Over the last two decades synthetic cathinones (SC), often described as “Bath Salts”, have emerged as one of the most sought for class of Novel Psychoactive Substances (NPS) among the users. These substances are derivatives of cathinone, a naturally occurring beta-ketone amphetamine analogue found in the leaves of the Catha edulis (Khat) plant. Because of their initial legality and stimulating effects, often similar to cocaine or methylenedioxy-methamphetamine (MDMA), they gained a great popularity on the drug markets. As the banning law on cathinones progressed, new substances with different structures distant from the “mother” molecule, and thus more unpredictable in action, have been synthetized. Emerging SC have been commonly appearing in dark web as research chemicals and adulterants of MDMA and other stimulants or even as substitutes of older synthetic cathinones like mephedrone and MDPV. Having the active dose often lower than those substances and inducing higher desire of redosing, the ingestion of these NPS has often led to psychological distress, toxicity and even to fatalities in USA and in EU countries. Moreover, since NPS enter recreational markets every week, as reported by the EMCDDA, there is a constant need to monitor the use/consumption of these newly synthesized substances and obtain sufficient knowledge on their metabolites excretion profiles.

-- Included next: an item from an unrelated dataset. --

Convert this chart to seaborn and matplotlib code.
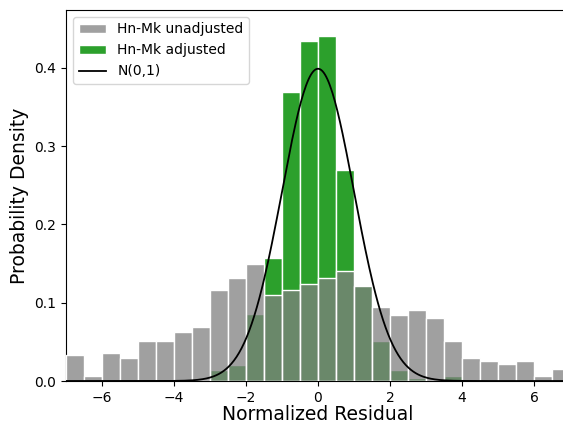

Until present, GC-MS has been used to analyse urine samples to assess the use of this NPS class, but methodologies as LC-MS have also been optimized to detect and quantify drugs and metabolites in biological samples. Notably, parent drugs are usually far less abundant than their metabolites in this type of samples. Hence, this study aims to access the main metabolites of selected SC in order to generate tools in need to help to estimate its use in population.

For that purpose, an emerging cathinone, N-ethylhexedrone (Hexen), was selected to be studied and compared with other cathinone derivative, Buphedrone. To access the main metabolites of these selected SC, in silico prediction of the metabolites of those compounds was carried out in order to map possible routes of metabolism of those compounds. In silico studies were complemented with in vitro metabolism studies (drugs incubated with liver microsomes), in order to detect and confirm the main metabolites present in the reaction mixture at several time points. Standards were synthesized for the analysis of these SC, their metabolites, as well as samples collected from the in vitro study at different time points during incubation, by liquid chromatography coupled to tandem mass spectrometry (LC-MS/MS). The obtained metabolic profiles were evaluated aiming to find metabolites that can be used as markers to estimate the consumption of these drugs. In conclusion, knowledge about the metabolites is of major relevance to allow detection and estimation of the drug consumption patterns and to unveil the metabolic route for assessing their toxicity, including drug-drug interactions.